140 more businesses in South Africa shut their doors

 ·27 Mar 2025

South Africa saw 140 more liquidations in February 2025, taking the total for the year up to 246 so far.

While the number of liquidations was up slightly compared to February 2024, the first two months of 2025 have been marginally better than the year before.

Stats SA’s tracking of liquidations in the country shows that year-to-date liquidations are down 0.4% from 2024.

When looking at the three-month period covering December 2024 to February 2025, things look even better, with the number of liquidations down 12.5% compared to the same period last year.

That said, February 2025 itself saw 1.4% more liquidations than February 2024.

Following the longer-term trend line, the decline in liquidations seen since January 2023 appears to be slowing down and flattening out.

In 2024, 1,551 businesses were liquidated—the lowest number in almost a decade. However, the year experienced many ups and downs, including a sharp spike in closures around October.

According to Craig Blumenthal, director of business rescue, dispute resolution, and insolvency at Fluxmans’s Attorneys, this was due to issues in the Master’s Office in the middle of the year that delayed processing liquidations.

Delays at the courts, which are overburdened, can also lead to data coming in much later.

What the liquidation data means

Speaking to BusinessTech, Blumenthal previously noted that liquidation data can tell very different stories about the economy.

While high levels of liquidation could cause trouble for businesses in South Africa, the distinction between voluntary and compulsory liquidation is important.

This is because voluntary liquidations could reflect regular business activity, where certain companies or special-purpose vehicles are liquidated for transactions.

Put another way, liquidations could indicate business or investment activity rather than businesses simply shutting down due to insolvency.

Compulsory liquidations, however, are usually court-ordered or forced due to insolvency.

Blumenthal noted that even in the case of compulsory liquidations, the numbers aren’t straightforward.

For instance, a low number of compulsory liquidations could indicate an improved business environment (fewer forced shutdowns)—or it could mean there are fewer businesses left to shut down.

For 2025, the vast majority of liquidations have been voluntary, with only 33 compulsory liquidations.
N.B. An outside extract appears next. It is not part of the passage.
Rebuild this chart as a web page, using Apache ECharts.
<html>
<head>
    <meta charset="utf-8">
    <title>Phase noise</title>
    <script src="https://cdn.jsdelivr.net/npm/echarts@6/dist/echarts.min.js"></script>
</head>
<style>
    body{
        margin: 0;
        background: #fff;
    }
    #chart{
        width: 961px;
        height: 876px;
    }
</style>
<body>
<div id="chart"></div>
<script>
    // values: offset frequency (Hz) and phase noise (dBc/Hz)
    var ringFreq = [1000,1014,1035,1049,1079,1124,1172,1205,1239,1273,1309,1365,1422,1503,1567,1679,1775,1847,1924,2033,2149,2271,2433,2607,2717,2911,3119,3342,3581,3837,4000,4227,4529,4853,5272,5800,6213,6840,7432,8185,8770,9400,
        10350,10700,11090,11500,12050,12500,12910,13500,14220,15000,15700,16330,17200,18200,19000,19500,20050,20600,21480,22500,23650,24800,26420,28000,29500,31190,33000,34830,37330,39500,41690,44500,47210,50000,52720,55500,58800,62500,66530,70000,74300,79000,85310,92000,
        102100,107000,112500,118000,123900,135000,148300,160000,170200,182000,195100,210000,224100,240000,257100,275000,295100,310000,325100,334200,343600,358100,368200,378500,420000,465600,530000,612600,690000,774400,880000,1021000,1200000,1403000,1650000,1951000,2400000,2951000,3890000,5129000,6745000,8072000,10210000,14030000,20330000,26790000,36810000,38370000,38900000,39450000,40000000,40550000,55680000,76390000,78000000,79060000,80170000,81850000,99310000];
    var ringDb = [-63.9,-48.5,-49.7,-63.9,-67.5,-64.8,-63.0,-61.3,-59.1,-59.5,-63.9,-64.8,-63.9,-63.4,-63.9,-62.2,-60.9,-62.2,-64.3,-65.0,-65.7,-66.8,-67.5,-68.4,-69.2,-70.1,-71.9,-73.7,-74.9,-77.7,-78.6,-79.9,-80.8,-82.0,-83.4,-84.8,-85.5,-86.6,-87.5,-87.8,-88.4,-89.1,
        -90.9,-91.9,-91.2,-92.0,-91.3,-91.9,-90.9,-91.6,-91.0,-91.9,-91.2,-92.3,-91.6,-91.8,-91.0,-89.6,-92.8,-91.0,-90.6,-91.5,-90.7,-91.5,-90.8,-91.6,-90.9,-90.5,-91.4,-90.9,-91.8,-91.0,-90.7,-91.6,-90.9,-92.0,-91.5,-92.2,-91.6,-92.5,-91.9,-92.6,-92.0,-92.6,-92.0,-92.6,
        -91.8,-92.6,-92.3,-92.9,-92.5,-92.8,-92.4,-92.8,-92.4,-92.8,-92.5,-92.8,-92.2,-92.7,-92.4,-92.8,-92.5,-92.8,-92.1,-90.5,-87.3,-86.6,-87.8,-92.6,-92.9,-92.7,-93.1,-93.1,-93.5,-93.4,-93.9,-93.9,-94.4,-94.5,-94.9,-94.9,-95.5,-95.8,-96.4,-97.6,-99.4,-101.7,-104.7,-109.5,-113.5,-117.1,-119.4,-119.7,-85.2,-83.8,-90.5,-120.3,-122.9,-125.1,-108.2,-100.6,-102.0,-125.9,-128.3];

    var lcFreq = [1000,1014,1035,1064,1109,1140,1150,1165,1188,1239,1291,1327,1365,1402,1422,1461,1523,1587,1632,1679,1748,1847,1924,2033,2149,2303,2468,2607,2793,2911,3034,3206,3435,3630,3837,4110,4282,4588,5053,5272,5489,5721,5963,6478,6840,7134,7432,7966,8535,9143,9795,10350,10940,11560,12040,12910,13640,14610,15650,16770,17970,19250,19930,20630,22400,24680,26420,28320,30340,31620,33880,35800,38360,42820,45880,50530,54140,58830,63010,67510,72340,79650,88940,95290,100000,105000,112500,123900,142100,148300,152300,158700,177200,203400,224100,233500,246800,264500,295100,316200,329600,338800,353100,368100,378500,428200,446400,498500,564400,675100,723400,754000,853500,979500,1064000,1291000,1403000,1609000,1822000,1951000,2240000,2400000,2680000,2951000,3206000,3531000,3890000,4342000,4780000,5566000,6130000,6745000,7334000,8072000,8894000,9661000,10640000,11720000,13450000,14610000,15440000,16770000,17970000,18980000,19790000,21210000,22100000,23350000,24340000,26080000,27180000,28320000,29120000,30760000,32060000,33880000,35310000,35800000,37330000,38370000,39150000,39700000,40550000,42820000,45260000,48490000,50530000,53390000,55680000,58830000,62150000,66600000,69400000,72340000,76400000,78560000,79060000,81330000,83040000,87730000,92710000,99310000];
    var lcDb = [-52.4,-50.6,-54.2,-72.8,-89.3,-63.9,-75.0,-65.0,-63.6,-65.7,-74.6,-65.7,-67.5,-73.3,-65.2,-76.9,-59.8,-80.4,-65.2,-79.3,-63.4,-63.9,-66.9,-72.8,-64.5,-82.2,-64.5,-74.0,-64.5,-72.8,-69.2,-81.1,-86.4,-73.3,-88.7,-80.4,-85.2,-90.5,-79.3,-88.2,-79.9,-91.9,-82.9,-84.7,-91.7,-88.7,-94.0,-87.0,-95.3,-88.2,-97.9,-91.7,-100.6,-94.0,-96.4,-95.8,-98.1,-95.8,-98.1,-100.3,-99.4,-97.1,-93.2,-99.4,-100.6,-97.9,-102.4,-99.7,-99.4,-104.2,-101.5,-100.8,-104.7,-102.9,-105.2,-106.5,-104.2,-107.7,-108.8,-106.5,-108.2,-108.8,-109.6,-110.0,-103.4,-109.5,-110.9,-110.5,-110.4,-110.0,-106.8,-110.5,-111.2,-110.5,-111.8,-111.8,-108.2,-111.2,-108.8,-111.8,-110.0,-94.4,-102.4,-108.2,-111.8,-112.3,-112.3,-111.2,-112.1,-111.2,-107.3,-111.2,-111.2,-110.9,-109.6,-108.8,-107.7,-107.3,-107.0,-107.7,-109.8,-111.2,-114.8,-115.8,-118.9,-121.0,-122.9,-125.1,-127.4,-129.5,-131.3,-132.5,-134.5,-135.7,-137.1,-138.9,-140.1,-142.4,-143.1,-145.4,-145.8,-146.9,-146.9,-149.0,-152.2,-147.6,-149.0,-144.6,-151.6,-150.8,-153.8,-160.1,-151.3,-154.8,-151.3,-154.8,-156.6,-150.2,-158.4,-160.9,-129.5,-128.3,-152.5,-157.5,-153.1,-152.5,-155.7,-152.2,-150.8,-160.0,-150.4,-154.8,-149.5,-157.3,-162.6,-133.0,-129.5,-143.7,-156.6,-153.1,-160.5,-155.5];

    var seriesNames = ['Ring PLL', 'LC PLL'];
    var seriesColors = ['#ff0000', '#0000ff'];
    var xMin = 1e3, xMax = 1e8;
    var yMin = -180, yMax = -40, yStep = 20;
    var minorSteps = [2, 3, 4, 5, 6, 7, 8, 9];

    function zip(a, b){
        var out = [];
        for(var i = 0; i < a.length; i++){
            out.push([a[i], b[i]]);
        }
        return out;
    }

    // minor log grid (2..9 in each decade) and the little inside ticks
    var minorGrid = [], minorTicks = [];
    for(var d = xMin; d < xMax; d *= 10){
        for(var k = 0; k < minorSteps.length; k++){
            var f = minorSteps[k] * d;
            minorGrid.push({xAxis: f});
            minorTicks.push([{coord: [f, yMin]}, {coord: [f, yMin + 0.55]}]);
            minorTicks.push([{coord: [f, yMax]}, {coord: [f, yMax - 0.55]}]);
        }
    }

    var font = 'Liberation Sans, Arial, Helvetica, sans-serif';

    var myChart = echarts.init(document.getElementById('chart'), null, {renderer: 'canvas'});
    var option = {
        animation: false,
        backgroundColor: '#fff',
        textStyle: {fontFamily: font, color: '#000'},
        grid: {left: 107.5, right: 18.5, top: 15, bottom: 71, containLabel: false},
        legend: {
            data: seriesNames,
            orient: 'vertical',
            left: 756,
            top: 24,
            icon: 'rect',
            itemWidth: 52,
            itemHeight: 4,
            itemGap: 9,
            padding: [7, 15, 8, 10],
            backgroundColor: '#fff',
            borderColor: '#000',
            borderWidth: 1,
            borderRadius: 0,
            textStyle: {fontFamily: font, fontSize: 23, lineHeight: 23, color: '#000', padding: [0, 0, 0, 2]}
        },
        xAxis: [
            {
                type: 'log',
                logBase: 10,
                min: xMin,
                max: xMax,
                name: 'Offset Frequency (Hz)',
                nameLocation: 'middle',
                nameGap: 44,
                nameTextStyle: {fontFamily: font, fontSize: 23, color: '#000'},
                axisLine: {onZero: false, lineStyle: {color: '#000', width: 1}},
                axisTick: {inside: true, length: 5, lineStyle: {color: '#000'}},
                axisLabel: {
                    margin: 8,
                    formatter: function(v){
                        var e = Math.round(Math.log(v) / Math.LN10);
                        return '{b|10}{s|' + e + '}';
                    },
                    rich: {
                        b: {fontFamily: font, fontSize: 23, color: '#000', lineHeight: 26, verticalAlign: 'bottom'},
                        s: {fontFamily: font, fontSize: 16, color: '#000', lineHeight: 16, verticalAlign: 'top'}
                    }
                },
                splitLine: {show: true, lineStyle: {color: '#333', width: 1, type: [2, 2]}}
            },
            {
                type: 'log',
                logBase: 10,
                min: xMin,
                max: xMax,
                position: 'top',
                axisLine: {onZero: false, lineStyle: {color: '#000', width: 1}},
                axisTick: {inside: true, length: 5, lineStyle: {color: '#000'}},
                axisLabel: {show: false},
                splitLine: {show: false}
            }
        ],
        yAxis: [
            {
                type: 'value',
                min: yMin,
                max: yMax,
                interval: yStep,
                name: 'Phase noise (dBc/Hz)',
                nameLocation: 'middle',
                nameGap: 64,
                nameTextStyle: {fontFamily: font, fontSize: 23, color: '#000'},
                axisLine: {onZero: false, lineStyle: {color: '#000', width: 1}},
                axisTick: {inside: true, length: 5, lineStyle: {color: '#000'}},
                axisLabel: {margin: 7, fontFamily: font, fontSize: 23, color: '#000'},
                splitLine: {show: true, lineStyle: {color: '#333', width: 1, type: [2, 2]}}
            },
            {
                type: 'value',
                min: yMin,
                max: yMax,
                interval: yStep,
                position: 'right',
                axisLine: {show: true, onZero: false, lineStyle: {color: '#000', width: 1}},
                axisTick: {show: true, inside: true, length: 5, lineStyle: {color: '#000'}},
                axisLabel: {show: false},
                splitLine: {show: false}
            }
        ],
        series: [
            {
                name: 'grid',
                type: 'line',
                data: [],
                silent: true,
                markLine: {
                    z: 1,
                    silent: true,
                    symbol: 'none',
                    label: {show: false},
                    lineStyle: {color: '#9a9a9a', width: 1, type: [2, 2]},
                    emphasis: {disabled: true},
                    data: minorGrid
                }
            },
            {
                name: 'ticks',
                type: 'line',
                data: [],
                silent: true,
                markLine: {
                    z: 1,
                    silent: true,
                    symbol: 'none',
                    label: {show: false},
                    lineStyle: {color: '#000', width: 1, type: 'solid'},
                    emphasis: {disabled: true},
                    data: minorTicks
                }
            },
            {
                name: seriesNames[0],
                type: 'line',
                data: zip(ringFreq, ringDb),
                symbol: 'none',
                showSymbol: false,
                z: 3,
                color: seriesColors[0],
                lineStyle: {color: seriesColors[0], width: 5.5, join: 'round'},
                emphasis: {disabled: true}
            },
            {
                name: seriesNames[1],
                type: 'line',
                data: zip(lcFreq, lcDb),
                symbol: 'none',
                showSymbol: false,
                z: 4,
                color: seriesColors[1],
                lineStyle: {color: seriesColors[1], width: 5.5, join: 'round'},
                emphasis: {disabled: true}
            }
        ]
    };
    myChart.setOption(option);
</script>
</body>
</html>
Worryingly, compulsory liquidations are up 32% from the first two months of 2024.

Outside of the hard numbers, other metrics, such as GDP and the Business Confidence Index (BCI), can help contextualise companies’ moods in South Africa.

South Africa’s GDP is barely growing. The country recorded just 0.7% growth in 2024, following a meagre 0.6% growth in 2023.

The environment is not conducive for business expansion—and hasn’t been for several years now. Poor economic policies, a severely constrained power grid and crumbling infrastructure, are huge impediments.

While things are very slowly starting to improve due to urgent—but far too late—interventions, businesses are still struggling.

The latest BCI, published in early March, showed that most businesses are still generally pessimistic about operating conditions in South Africa.

The index was recorded at 45 in the first quarter of the year, five points below the ‘neutral’ mark at 50.

While this is higher than the same time last year and just above the long-term trend for South Africa, the Bureau for Economic Research (BER) said it was a worrying sign.

Four of the five sectors tracked saw confidence slip relative to the fourth quarter of 2024, and a slight majority of respondents across sectors are pessimistic about current business conditions in South Africa.

This means that, while the overall number of liquidations is lower compared to previous years, it is likely due to fewer businesses being in operation.